Bug 24336 - Encoding names should match what people actually call them
Summary: Encoding names should match what people actually call them
Status: RESOLVED WONTFIX
Alias: None
Product: WHATWG
Classification: Unclassified
Component: Encoding (show other bugs)
Version: unspecified
Hardware: PC Linux
: P2 normal
Target Milestone: Unsorted
Assignee: Anne
QA Contact: sideshowbarker+encodingspec
URL:
Whiteboard:
Keywords:
Depends on:
Blocks:
 
Reported: 2014-01-20 18:18 UTC by Geoffrey Sneddon
Modified: 2014-01-20 23:30 UTC (History)
2 users (show)

See Also:


Attachments

Description Geoffrey Sneddon 2014-01-20 18:18:42 UTC
http://gsnedders.html5.org/web-encoding-names/results.html shows what document.characterSet returns in current versions of browsers. Notably, Firefox and Chrome both return the uppercased names for many of these. (IE returns them all lowercase except "GB18030"; ZombieOpera returns them all lowercase)

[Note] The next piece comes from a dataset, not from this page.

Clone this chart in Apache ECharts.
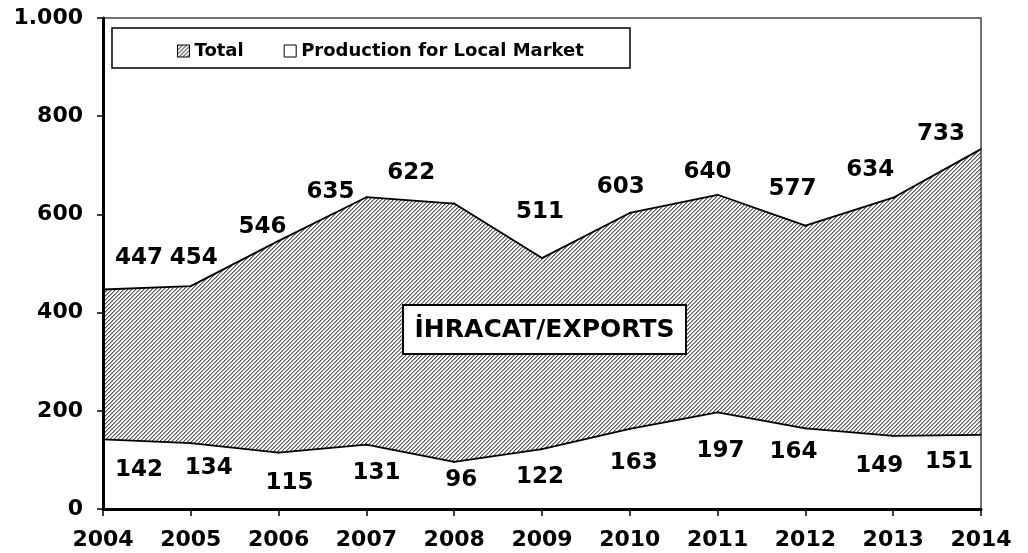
<!DOCTYPE html>
<html>
<head>
<meta charset="utf-8">
<script src="https://cdn.jsdelivr.net/npm/echarts@6/dist/echarts.min.js"></script>
<style>
  html, body { margin: 0; padding: 0; background: #fff; }
  #chart { width: 1028px; height: 553px; }
</style>
</head>
<body>
<div id="chart"></div>
<script>
var years = ['2004', '2005', '2006', '2007', '2008', '2009', '2010', '2011', '2012', '2013', '2014'];
var totalValues = [447, 454, 546, 635, 622, 511, 603, 640, 577, 634, 733];
var localValues = [142, 134, 115, 131, 96, 122, 163, 197, 164, 149, 151];

// label nudges (px), like the hand placed labels of the original
var totalLabelOffsets = [[36, -31], [3, -28], [-16, -14], [-36, -5], [-43, -31], [-2, -46],
  [-9, -26], [-10, -23], [-13, -37], [-23, -28], [-40, -15]];
var localLabelOffsets = [[36, 31], [18, 25], [11, 30], [10, 28], [7, 18], [-2, 28],
  [4, 34], [3, 39], [-12, 24], [-14, 30], [-32, 27]];

var FONT = 'DejaVu Sans';

function makeHatch() {
  var c = document.createElement('canvas');
  c.width = 4;
  c.height = 4;
  var ctx = c.getContext('2d');
  var img = ctx.createImageData(4, 4);
  for (var y = 0; y < 4; y++) {
    for (var x = 0; x < 4; x++) {
      var k = (x + y) % 4;
      var g = k === 0 ? 85 : (k === 1 ? 175 : 255);
      var p = (y * 4 + x) * 4;
      img.data[p] = g;
      img.data[p + 1] = g;
      img.data[p + 2] = g;
      img.data[p + 3] = 255;
    }
  }
  ctx.putImageData(img, 0, 0);
  return c;
}
var hatch = { image: makeHatch(), repeat: 'repeat' };

function withOffsets(values, offsets) {
  return values.map(function (v, i) {
    return { value: v, label: { offset: offsets[i] } };
  });
}

var labelStyle = {
  show: true,
  position: 'inside',
  color: '#000',
  fontFamily: FONT,
  fontWeight: 'bold',
  fontSize: 23,
  formatter: '{c}'
};

var myChart = echarts.init(document.getElementById('chart'));
var option = {
  animation: false,
  backgroundColor: '#fff',
  grid: {
    left: 103,
    right: 47,
    top: 18,
    bottom: 44,
    show: true,
    z: 10,
    borderColor: '#444',
    borderWidth: 1.5,
    backgroundColor: 'transparent'
  },
  legend: {
    left: 172,
    top: 37,
    itemWidth: 12,
    itemHeight: 12,
    itemGap: 40,
    textStyle: { color: '#000', fontFamily: FONT, fontWeight: 'bold', fontSize: 18 },
    data: [
      { name: 'Total', icon: 'rect', itemStyle: { color: hatch, borderColor: '#000', borderWidth: 1 } },
      { name: 'Production for Local Market', icon: 'rect', itemStyle: { color: '#fff', borderColor: '#000', borderWidth: 1 } }
    ]
  },
  graphic: [
    {
      type: 'rect',
      z: 3,
      shape: { x: 112, y: 28, width: 518, height: 40 },
      style: { fill: '#fff', stroke: '#000', lineWidth: 1.5 }
    },
    {
      type: 'rect',
      z: 20,
      shape: { x: 403, y: 305, width: 283, height: 49 },
      style: { fill: '#fff', stroke: '#000', lineWidth: 2 }
    },
    {
      type: 'text',
      z: 21,
      x: 544.5,
      y: 330,
      style: {
        text: 'İHRACAT/EXPORTS',
        fill: '#000',
        fontFamily: FONT,
        fontWeight: 'bold',
        fontSize: 25,
        align: 'center',
        verticalAlign: 'middle'
      }
    }
  ],
  xAxis: {
    type: 'category',
    data: years,
    boundaryGap: false,
    z: 10,
    axisLine: { lineStyle: { color: '#000', width: 3 } },
    axisTick: { show: true, length: 7, lineStyle: { color: '#000', width: 1.5 } },
    axisLabel: { color: '#000', fontFamily: FONT, fontWeight: 'bold', fontSize: 22, margin: 20 },
    splitLine: { show: false }
  },
  yAxis: {
    type: 'value',
    min: 0,
    max: 1000,
    interval: 200,
    z: 10,
    axisLine: { show: true, lineStyle: { color: '#000', width: 3 } },
    axisTick: { show: true, length: 6, lineStyle: { color: '#000', width: 1.5 } },
    axisLabel: {
      color: '#000',
      fontFamily: FONT,
      fontWeight: 'bold',
      fontSize: 22,
      margin: 20,
      formatter: function (v) {
        return v >= 1000 ? String(v).replace(/(\d)(\d{3})$/, '$1.$2') : String(v);
      }
    },
    splitLine: { show: false }
  },
  series: [
    {
      name: 'Total',
      type: 'line',
      data: withOffsets(totalValues, totalLabelOffsets),
      symbol: 'circle',
      symbolSize: 2,
      itemStyle: { color: '#000' },
      lineStyle: { color: '#000', width: 1.8 },
      areaStyle: { color: hatch, opacity: 1 },
      label: labelStyle,
      emphasis: { disabled: true },
      z: 2
    },
    {
      name: 'Production for Local Market',
      type: 'line',
      data: withOffsets(localValues, localLabelOffsets),
      symbol: 'circle',
      symbolSize: 2,
      itemStyle: { color: '#000' },
      lineStyle: { color: '#000', width: 1.8 },
      areaStyle: { color: '#fff', opacity: 1 },
      label: labelStyle,
      emphasis: { disabled: true },
      z: 3
    }
  ]
};
option && myChart.setOption(option);
</script>
</body>
</html>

Googling these encoding names it becomes clear that almost everyone refers to "UTF-8", "ISO-8859-n", etc. (uppercased), and as there is no interop here currently, and the proposed behaviour matches Firefox/Chrome, it would seem better to just give them their names that are in common usage.

As such, I propose to change the names to the following (thereby changing case only):

 - UTF-8
 - IBM866
 - ISO-8859-n
 - ISO-8859-8-I
 - KOI8-R
 - KOI8-U
 - HZ-GB-2312
 - Big5
 - EUC-JP
 - ISO-2022-JP
 - Shift_JIS
 - EUC-KR
 - UTF-16BE
 - UTF-16LE
Comment 1 Anne 2014-01-20 23:30:22 UTC
I value more that now you can predict what characterSet returns. With your proposed change you need to know that windows-1252 is not spelled Windows-1252. And that gb18030 is an exception.